╔══

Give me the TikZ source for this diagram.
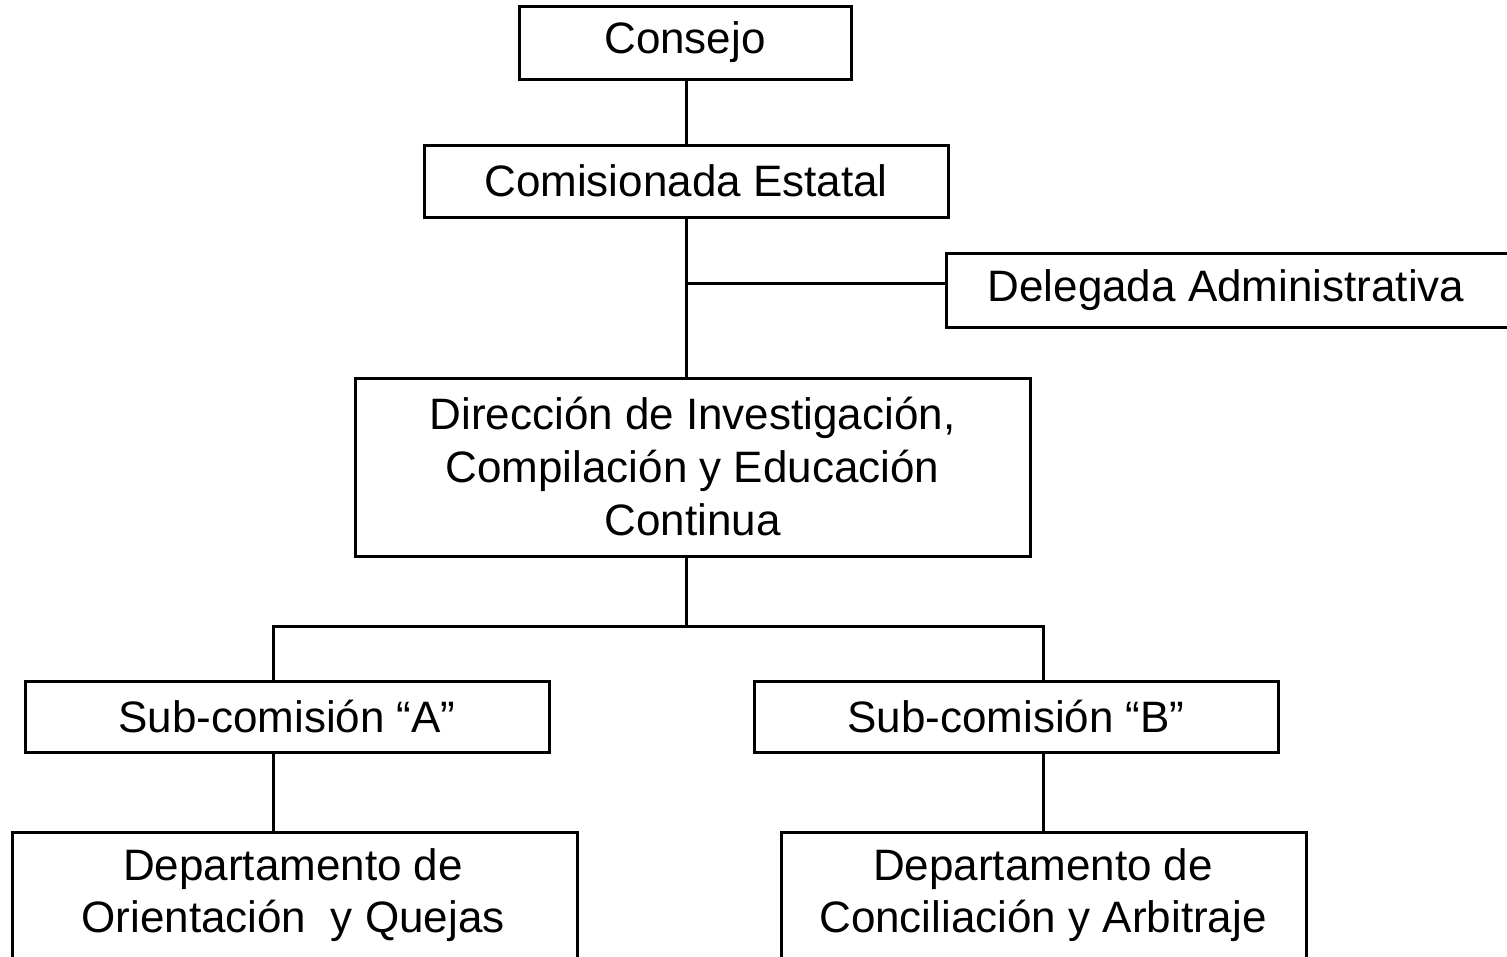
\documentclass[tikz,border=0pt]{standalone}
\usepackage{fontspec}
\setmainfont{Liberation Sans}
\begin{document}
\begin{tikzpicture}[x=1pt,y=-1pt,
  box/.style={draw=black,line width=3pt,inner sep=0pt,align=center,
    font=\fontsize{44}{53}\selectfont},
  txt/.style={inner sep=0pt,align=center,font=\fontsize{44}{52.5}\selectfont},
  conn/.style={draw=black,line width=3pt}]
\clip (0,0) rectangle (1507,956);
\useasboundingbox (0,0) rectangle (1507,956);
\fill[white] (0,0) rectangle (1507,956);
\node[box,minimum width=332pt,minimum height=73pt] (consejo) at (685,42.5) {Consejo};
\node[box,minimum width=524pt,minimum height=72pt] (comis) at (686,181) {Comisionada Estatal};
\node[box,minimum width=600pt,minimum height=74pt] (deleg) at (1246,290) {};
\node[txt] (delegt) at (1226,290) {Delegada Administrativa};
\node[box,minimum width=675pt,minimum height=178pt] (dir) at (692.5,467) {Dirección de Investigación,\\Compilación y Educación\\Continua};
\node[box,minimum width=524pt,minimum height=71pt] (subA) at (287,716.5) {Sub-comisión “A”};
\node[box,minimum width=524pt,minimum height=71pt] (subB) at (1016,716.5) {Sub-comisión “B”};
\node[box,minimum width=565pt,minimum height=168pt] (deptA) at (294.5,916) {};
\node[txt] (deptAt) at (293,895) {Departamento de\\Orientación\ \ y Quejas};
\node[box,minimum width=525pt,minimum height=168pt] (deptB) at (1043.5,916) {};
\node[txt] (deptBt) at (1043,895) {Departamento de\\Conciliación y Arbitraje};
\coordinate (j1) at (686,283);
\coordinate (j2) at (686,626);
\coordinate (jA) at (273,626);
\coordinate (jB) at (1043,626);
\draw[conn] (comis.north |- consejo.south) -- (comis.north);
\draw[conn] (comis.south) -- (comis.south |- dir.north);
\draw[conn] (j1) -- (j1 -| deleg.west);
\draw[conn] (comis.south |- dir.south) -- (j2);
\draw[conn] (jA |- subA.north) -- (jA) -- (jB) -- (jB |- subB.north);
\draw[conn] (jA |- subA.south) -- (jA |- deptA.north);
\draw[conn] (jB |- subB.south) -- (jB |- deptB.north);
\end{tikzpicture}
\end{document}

╚══

◆ Exercise requirements
Without including any pictures, reproduce the listing exactly.

◆ Exercise result
Give me the TikZ source for this diagram.
\documentclass[tikz,border=0pt]{standalone}
\usepackage{fontspec}
\setmainfont{Liberation Sans}
\begin{document}
\begin{tikzpicture}[x=1pt,y=-1pt,
  box/.style={draw=black,line width=3pt,inner sep=0pt,align=center,
    font=\fontsize{44}{53}\selectfont},
  txt/.style={inner sep=0pt,align=center,font=\fontsize{44}{52.5}\selectfont},
  conn/.style={draw=black,line width=3pt}]
\clip (0,0) rectangle (1507,956);
\useasboundingbox (0,0) rectangle (1507,956);
\fill[white] (0,0) rectangle (1507,956);
\node[box,minimum width=332pt,minimum height=73pt] (consejo) at (685,42.5) {Consejo};
\node[box,minimum width=524pt,minimum height=72pt] (comis) at (686,181) {Comisionada Estatal};
\node[box,minimum width=600pt,minimum height=74pt] (deleg) at (1246,290) {};
\node[txt] (delegt) at (1226,290) {Delegada Administrativa};
\node[box,minimum width=675pt,minimum height=178pt] (dir) at (692.5,467) {Dirección de Investigación,\\Compilación y Educación\\Continua};
\node[box,minimum width=524pt,minimum height=71pt] (subA) at (287,716.5) {Sub-comisión “A”};
\node[box,minimum width=524pt,minimum height=71pt] (subB) at (1016,716.5) {Sub-comisión “B”};
\node[box,minimum width=565pt,minimum height=168pt] (deptA) at (294.5,916) {};
\node[txt] (deptAt) at (293,895) {Departamento de\\Orientación\ \ y Quejas};
\node[box,minimum width=525pt,minimum height=168pt] (deptB) at (1043.5,916) {};
\node[txt] (deptBt) at (1043,895) {Departamento de\\Conciliación y Arbitraje};
\coordinate (j1) at (686,283);
\coordinate (j2) at (686,626);
\coordinate (jA) at (273,626);
\coordinate (jB) at (1043,626);
\draw[conn] (comis.north |- consejo.south) -- (comis.north);
\draw[conn] (comis.south) -- (comis.south |- dir.north);
\draw[conn] (j1) -- (j1 -| deleg.west);
\draw[conn] (comis.south |- dir.south) -- (j2);
\draw[conn] (jA |- subA.north) -- (jA) -- (jB) -- (jB |- subB.north);
\draw[conn] (jA |- subA.south) -- (jA |- deptA.north);
\draw[conn] (jB |- subB.south) -- (jB |- deptB.north);
\end{tikzpicture}
\end{document}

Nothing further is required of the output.